In Jesus day the symbols of earthly wealth weren’t unlike those of today. To possess many fine garments was a sign of great wealth. Most people had very few changes of clothes but the wealthy had many and those that they had were the finest available. Fashions of course didn’t change as rapidly as they do today, so it would be easy to build a huge wardrobe of expensive clothing from which to choose from daily. You could “store up” many different pieces of clothing and expect them to remain in style indefinitely. But anyone who has stored up clothes in attics or closets knows the danger they face of being spoiled by moths. It was even more of problem in Jesus day.

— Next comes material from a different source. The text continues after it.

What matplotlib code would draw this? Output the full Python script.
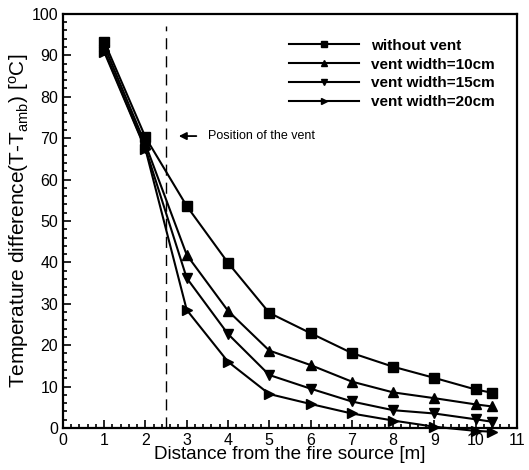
import matplotlib
matplotlib.use("Agg")
import matplotlib.pyplot as plt
from matplotlib.ticker import MultipleLocator

plt.rcParams['font.family'] = ['Liberation Sans', 'DejaVu Sans']
plt.rcParams['mathtext.fontset'] = 'custom'
plt.rcParams['mathtext.rm'] = 'Liberation Sans'
plt.rcParams['mathtext.it'] = 'Liberation Sans'

x = [1, 2, 3, 4, 5, 6, 7, 8, 9, 10, 10.4]
without_vent = [93.3, 70.2, 53.6, 39.9, 27.8, 22.9, 18.1, 14.8, 12.1, 9.3, 8.5]
vent_10 = [92.3, 68.5, 41.8, 28.3, 18.7, 15.2, 11.2, 8.6, 7.2, 5.7, 5.2]
vent_15 = [91.2, 67.5, 36.2, 22.7, 12.8, 9.5, 6.4, 4.3, 3.5, 2.1, 1.5]
vent_20 = [90.8, 67.3, 28.5, 16.0, 8.2, 5.8, 3.5, 1.8, 0.3, -0.7, -0.9]
labels = ['without vent', 'vent width=10cm', 'vent width=15cm', 'vent width=20cm']
vent_pos = 2.5

fig = plt.figure(figsize=(5.29, 4.70), dpi=100)
ax = fig.add_axes([0.119, 0.0894, 0.858, 0.881])

series = [without_vent, vent_10, vent_15, vent_20]
markers = ['s', '^', 'v', '>']
for ys, m, lab in zip(series, markers, labels):
    ax.plot(x, ys, color='black', lw=1.5, marker=m, markersize=6.5,
            label=lab, clip_on=False, zorder=3)

ax.plot([vent_pos, vent_pos], [0, 97], color='black', lw=1.0,
        linestyle=(0, (8, 5)))

ax.annotate('', xy=(2.74, 70.5), xytext=(3.3, 70.5),
            arrowprops=dict(arrowstyle='-|>', color='black', lw=1.3,
                            mutation_scale=11))
ax.text(3.52, 70.5, 'Position of the vent', fontsize=9, va='center',
        ha='left')

ax.set_xlim(0, 11)
ax.set_ylim(0, 100)
ax.xaxis.set_major_locator(MultipleLocator(1))
ax.xaxis.set_minor_locator(MultipleLocator(0.2))
ax.yaxis.set_major_locator(MultipleLocator(10))
ax.yaxis.set_minor_locator(MultipleLocator(2))
ax.tick_params(which='both', direction='in', top=False, right=False,
               labelsize=11.5, width=1.2)
ax.tick_params(which='major', length=6)
ax.tick_params(which='minor', length=3)
for s in ax.spines.values():
    s.set_linewidth(1.6)

ax.set_xlabel('Distance from the fire source [m]', fontsize=13.6, labelpad=-1)
ax.set_ylabel(r'Temperature difference(T-T$_{\mathrm{amb}}$) [$^{\mathrm{o}}$C]',
              fontsize=15, labelpad=0)

leg = ax.legend(loc='upper left', bbox_to_anchor=(0.485, 0.955), frameon=False,
                handlelength=4.6, handletextpad=0.75, labelspacing=0.32,
                markerscale=0.75,
                prop={'size': 11, 'weight': 'semibold'}, borderaxespad=0)

fig.savefig('out.png', dpi=100)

The same is true for absolutely every earthly object we might own: rust, rot, eaten, or stolen! You can never truly preserve earthly treasures for the future. Rust, moths and thieves have a way of getting to everything sooner or later. Further, even if it’s all insured and guaranteed by the government, none of it will go with you when you die. The man in the Gospel of Luke who built barns to hold all his wealth and thought he had it made was called a fool by Jesus. Jesus said, “This night your soul will be required of you; then whose will those things be which you have provided?” The man died and left it all for someone else to squander away. Moths didn’t eat his wealth. Thieves didn’t steal it and rot didn’t spoil it. But still, it was all lost. When Jesus finishes talking about the parable of the “fool” who stored up so much wealth, he concludes, “So is he who lays up treasure for himself, and is not rich toward God” (Luke 12:16-21).